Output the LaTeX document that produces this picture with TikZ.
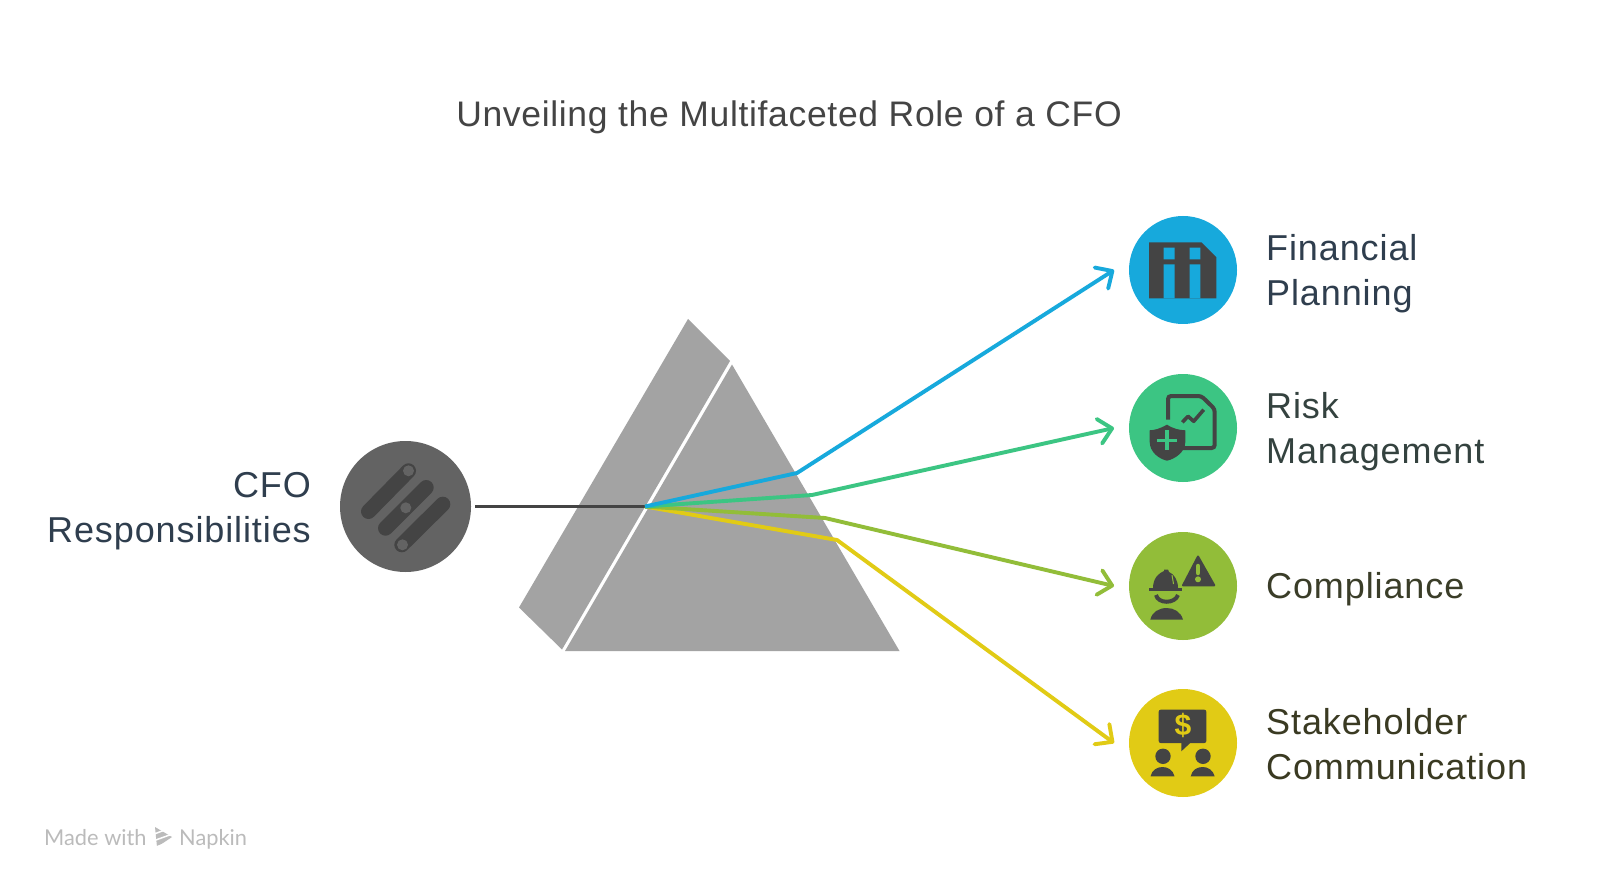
\documentclass[tikz,border=0pt]{standalone}
\usepackage{fontspec}
\setmainfont{Liberation Sans}
\newfontfamily\markfont{Lato}
\newfontfamily\wideregular[LetterSpace=2.5]{Liberation Sans}
\newfontfamily\titlefont[LetterSpace=1.9]{Liberation Sans}
\usetikzlibrary{arrows.meta}
\definecolor{cblue}{HTML}{17A9DC}
\definecolor{cgreen}{HTML}{3CC583}
\definecolor{colive}{HTML}{92BD39}
\definecolor{cyellow}{HTML}{E1CB15}
\definecolor{cicon}{HTML}{444444}
\definecolor{cprism}{HTML}{A3A3A3}
\definecolor{cgrey}{HTML}{636363}
\definecolor{cmark}{HTML}{BBBBBB}
\definecolor{tslate}{HTML}{2F3E4E}
\definecolor{tteal}{HTML}{34423F}
\definecolor{tmoss}{HTML}{3A3D28}
\definecolor{tdrab}{HTML}{3A3A22}
\tikzset{
  x=1pt,y=-1pt,
  disc/.style={circle,inner sep=0pt,minimum size=108pt,fill=#1},
  label text/.style={font=\wideregular\fontsize{36}{45}\selectfont,align=left,inner sep=0pt,text=#1},
  ray/.style={line width=3.9pt,draw=#1,line join=round},
  tipped/.style={ray=#1,-{Straight Barb[length=13pt,width=25pt,round]}},
  ink/.style={fill=cicon,draw=none},
}
\begin{document}
\begin{tikzpicture}
\useasboundingbox (0,0) rectangle (1600,890);
\fill[white] (0,0) rectangle (1600,890);
% title
\node[font=\titlefont\fontsize{35.5}{42}\selectfont,text=cicon,inner sep=0pt,anchor=base] (title) at (789,127) {Unveiling the Multifaceted Role of a CFO};
% prism
\fill[cprism] (732,364.5) -- (899.5,651) -- (565,651) -- cycle;
\fill[cprism] (688,319) -- (730,361) -- (562,649.5) -- (519,607.5) -- cycle;
% nodes
\node[disc=cgrey,minimum size=131pt] (cfo) at (405.5,506.5) {};
\node[disc=cblue] (fin) at (1183,270) {};
\node[disc=cgreen] (risk) at (1183,428) {};
\node[disc=colive] (comp) at (1183,586) {};
\node[disc=cyellow] (stake) at (1183,743) {};
\coordinate (apex) at (645,506.5);
\coordinate (bfin) at (797,473);
\coordinate (brisk) at (812,495);
\coordinate (bcomp) at (825,518);
\coordinate (bstake) at (837,540);
\coordinate (efin) at (1114,270);
\coordinate (erisk) at (1114,428);
\coordinate (ecomp) at (1114,586);
\coordinate (estake) at (1114,743);
\coordinate (start) at (475,506.5);
% connectors
\draw[ray=cicon] (start) -- (apex);
\draw[tipped=cyellow] (apex) -- (bstake) -- (estake);
\draw[tipped=colive] (apex) -- (bcomp) -- (ecomp);
\draw[tipped=cgreen] (apex) -- (brisk) -- (erisk);
\draw[tipped=cblue] (apex) -- (bfin) -- (efin);
% labels
\node[label text=tslate,anchor=east,align=right] (lcfo) at (311,511) {CFO\\Responsibilities};
\node[label text=tslate,anchor=west] (lfin) at (1266,274) {Financial\\Planning};
\node[label text=tteal,anchor=west] (lrisk) at (1266,432) {Risk\\Management};
\node[label text=tmoss,anchor=west] (lcomp) at (1266,589) {Compliance};
\node[label text=tdrab,anchor=west] (lstake) at (1266,744) {Stakeholder\\Communication};
% icon: CFO
\begin{scope}[shift={(cfo.center)}]
\draw[line width=15pt,line cap=round,draw=cicon] (-37,5) -- (3,-35.7);
\draw[line width=15pt,line cap=round,draw=cicon] (-20,21.7) -- (20.7,-19);
\draw[line width=15pt,line cap=round,draw=cicon] (-3.7,38.3) -- (37.3,-2.3);
\fill[cgrey] (3,-35.7) circle[radius=5.5] (0.3,1.3) circle[radius=5.5] (-3,38.3) circle[radius=5.5];
\end{scope}
% icon: financial
\begin{scope}[shift={(fin.center)}]
\fill[ink] (-34,-27.7) -- (18.3,-27.7) -- (33.3,-12.7) -- (33.3,28.3) -- (-34,28.3) -- cycle;
\fill[cblue] (-19.3,-22.3) rectangle (-8.3,-10.7) (6.7,-22.3) rectangle (17.3,-10.7)
  (-19.3,-5.7) rectangle (-8.3,28.3) (6.7,-5.7) rectangle (17.3,28.3);
\end{scope}
% icon: risk
\begin{scope}[shift={(risk.center)}]
\draw[cicon,line width=4pt,rounded corners=3pt] (-15,-8.3) -- (-15,-32) -- (18.3,-32) -- (31.7,-19) -- (31.7,20) -- (-6.7,20);
\draw[cicon,line width=3.6pt,line join=round] (-0.7,-5.7) -- (5,-11.7) -- (10.7,-6.7) -- (20.7,-18.3);
\fill[ink] (-16,-3.3) .. controls (-24,1) and (-28,2) .. (-33.3,2.3) -- (-33.3,14) .. controls (-33.3,24) and (-24,31) .. (-16,32.7) .. controls (-8,31) and (2.3,24) .. (2.3,14) -- (2.3,2.3) .. controls (-4,2) and (-9,1) .. (-16,-3.3) -- cycle;
\draw[cgreen,line width=3.5pt] (-26,12.3) -- (-6,12.3) (-16,2.3) -- (-16,22.3);
\end{scope}
% icon: compliance
\begin{scope}[shift={(comp.center)}]
\filldraw[cicon,line width=2pt,line join=round] (15,-29.5) -- (31.3,-0.7) -- (0,-0.7) -- cycle;
\draw[colive,line width=4.5pt,line cap=round] (15,-20) -- (15,-13);
\fill[colive] (15,-6.7) circle[radius=3];
\fill[ink] (-30,2) .. controls (-30,-8) and (-24,-13) .. (-19,-15) -- (-19,-16.5) -- (-15,-16.5) -- (-14,-14) .. controls (-9,-12) and (-5,-6) .. (-5,2) -- cycle;
\fill[ink] (-34,1.7) rectangle (-0.7,5);
\draw[colive,line width=1pt] (-11,-11) -- (-9.5,-2);
\draw[cicon,line width=4pt] (-27,9) .. controls (-25,18) and (-8,18) .. (-5,9);
\fill[ink] (-32.7,33.7) .. controls (-31,26) and (-24,22) .. (-16.3,22) .. controls (-9,22) and (-2,26) .. (0,33.7) -- cycle;
\end{scope}
% icon: stakeholder
\begin{scope}[shift={(stake.center)}]
\fill[ink,rounded corners=2pt] (-24.3,-33.3) rectangle (23.3,0);
\fill[ink] (-1.7,-1) -- (8.3,-1) -- (-1.7,8.3) -- cycle;
\node[font=\bfseries\fontsize{30}{30}\selectfont,text=cyellow,inner sep=0pt] (dollar) at (0,-18) {\$};
\fill[ink] (-20,13.3) circle[radius=7.7] (20,13.3) circle[radius=7.7];
\fill[ink] (-32.5,33.3) .. controls (-31,27) and (-26,24) .. (-20.5,24) .. controls (-15,24) and (-10,27) .. (-8.5,33.3) -- cycle;
\fill[ink] (7.7,33.3) .. controls (9,27) and (14,24) .. (19.7,24) .. controls (25,24) and (30,27) .. (31.7,33.3) -- cycle;
\end{scope}
% watermark
\node[font=\markfont\fontsize{21.8}{22}\selectfont,text=cmark,inner sep=0pt,anchor=base west] (made) at (44,845) {Made with};
\node[font=\markfont\fontsize{21.8}{22}\selectfont,text=cmark,inner sep=0pt,anchor=base west] (nap) at (179,845) {Napkin};
\fill[cmark] (155,827) -- (172,837) -- (157,847) -- cycle;
\draw[white,line width=1.5pt] (153,834.5) -- (166,829.5) (153,841) -- (171,834.5) (155,847.5) -- (173,840.5);
\end{tikzpicture}
\end{document}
● ● ● ●
Given instruction
Report how many lines of the data contain the word "with", using the number alone.

Task result
2